The question that is almost never addressed is how nonprofits should respond to the change.

Oh sure, there are the tool hawkers that tell you they have the latest “widget” to address it.

But how can they propose something when there’s really not a true understanding of what the change actually is and the effects it may have?

Let’s try one on.

Everywhere you go you hear some variation of:

  •   The number of donors is declining
  •   People are becoming less generous
  •   Philanthropy is becoming more lopsided to the high-net-worth folks (HNW)

So, which of these is true—if any, and what are the effects on philanthropy.

My take on this one is that these are all symptoms of something that’s (almost) never mentioned.

The only thing that’s known for “sure” is that the absolute  number of active donors is experiencing a decline in recent years.  This is true despite the dollars given to philanthropy continuing to rise.

But why?

The real culprit: poor or nonexistent engagement by nonprofit organizations with their philanthropic investors (read “donors”).
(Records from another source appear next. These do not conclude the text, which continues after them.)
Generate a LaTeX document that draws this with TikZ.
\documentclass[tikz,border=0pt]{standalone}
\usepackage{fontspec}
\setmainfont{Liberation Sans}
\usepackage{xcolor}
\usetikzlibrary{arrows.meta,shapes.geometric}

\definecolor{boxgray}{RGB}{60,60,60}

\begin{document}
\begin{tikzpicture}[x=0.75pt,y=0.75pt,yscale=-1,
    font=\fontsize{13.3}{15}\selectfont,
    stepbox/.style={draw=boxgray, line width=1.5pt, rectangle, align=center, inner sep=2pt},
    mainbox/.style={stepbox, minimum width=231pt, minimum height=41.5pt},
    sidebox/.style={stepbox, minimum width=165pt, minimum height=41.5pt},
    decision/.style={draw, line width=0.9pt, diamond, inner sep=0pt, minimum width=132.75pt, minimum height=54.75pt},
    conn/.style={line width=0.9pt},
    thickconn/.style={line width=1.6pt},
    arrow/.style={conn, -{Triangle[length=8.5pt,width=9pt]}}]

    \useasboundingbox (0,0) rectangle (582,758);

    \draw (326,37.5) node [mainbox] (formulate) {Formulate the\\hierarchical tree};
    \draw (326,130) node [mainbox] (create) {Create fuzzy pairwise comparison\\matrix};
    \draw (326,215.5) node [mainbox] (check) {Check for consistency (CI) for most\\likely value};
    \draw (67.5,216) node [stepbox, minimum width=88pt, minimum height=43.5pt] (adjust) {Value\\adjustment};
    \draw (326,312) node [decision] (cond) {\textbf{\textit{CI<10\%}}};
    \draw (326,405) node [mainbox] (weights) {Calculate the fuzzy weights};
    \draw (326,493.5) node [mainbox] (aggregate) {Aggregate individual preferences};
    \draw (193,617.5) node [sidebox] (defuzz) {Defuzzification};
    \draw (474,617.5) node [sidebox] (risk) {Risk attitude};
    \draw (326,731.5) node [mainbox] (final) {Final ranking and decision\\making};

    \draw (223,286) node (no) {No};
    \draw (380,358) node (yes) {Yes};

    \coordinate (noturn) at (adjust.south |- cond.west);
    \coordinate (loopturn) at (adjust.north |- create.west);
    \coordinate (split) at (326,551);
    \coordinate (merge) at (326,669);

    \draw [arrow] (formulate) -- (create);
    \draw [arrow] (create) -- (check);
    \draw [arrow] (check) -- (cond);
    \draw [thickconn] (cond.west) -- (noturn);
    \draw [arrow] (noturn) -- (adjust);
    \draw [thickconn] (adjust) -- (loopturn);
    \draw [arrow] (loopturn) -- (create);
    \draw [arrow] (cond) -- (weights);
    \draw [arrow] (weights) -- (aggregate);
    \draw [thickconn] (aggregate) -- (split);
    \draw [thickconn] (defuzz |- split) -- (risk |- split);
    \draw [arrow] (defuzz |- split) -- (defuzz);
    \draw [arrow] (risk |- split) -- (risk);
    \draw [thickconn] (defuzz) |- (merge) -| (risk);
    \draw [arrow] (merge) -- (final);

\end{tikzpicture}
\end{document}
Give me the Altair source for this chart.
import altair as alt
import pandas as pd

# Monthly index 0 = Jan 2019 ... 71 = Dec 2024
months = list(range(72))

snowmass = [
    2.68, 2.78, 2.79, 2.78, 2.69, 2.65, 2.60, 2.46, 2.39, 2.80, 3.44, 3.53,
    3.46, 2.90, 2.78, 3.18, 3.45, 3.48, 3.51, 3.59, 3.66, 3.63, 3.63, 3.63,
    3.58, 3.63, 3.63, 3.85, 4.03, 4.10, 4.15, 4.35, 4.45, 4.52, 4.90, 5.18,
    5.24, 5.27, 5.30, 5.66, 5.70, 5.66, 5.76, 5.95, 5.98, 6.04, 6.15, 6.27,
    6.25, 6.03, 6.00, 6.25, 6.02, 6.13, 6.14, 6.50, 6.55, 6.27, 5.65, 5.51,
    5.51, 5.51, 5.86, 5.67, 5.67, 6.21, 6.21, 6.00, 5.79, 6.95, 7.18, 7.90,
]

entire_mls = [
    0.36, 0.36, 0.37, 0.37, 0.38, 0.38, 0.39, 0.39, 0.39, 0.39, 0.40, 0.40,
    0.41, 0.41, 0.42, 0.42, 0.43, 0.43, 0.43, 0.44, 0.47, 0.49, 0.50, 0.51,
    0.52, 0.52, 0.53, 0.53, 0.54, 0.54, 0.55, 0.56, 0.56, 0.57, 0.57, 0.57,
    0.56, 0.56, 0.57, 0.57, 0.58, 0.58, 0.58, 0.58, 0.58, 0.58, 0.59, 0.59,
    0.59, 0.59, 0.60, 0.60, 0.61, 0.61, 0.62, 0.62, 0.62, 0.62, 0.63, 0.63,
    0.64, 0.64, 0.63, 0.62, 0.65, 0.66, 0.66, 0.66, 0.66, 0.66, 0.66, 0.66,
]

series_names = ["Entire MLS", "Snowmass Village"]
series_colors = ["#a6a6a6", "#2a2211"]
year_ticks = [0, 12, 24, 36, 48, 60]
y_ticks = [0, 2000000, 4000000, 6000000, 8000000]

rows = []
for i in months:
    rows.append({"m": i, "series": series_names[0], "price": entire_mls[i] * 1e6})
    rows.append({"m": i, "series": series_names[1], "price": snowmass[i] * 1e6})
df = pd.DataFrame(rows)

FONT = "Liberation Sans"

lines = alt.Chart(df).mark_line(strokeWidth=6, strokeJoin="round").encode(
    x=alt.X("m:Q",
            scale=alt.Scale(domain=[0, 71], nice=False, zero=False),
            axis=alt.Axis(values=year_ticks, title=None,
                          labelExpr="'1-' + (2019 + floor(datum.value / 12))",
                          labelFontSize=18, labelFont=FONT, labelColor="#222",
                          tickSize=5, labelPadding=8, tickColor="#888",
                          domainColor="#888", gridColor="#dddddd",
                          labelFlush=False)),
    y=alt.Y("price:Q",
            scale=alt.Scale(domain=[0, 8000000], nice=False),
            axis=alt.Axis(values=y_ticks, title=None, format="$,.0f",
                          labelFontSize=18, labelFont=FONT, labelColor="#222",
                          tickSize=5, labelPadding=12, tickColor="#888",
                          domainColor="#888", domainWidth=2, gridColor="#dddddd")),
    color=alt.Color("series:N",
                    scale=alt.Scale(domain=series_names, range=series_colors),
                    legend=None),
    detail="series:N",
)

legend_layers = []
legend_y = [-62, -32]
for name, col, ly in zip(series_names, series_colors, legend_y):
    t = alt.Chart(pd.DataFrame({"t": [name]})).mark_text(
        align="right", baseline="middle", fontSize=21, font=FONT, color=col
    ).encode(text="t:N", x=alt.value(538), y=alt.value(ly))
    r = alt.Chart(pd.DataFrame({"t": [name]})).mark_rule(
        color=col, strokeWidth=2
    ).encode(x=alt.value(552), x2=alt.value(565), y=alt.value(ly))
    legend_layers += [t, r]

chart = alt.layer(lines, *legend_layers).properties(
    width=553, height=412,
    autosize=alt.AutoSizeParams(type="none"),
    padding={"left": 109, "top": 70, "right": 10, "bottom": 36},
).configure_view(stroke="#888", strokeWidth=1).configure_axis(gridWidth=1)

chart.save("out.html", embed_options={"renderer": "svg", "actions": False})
Transactions have become the order of the day.

This despite the technology programs that produce faux relationships and the ubiquitous use of the term “relational philanthropy”.

The drive is for maximum efficiency.

Although the imitations are getting better, I can smell an AI generated “personal letter” from 100 yards.

When is the last time you phoned an investor and asked them how their family was doing?

The system you design yields the results you deserve.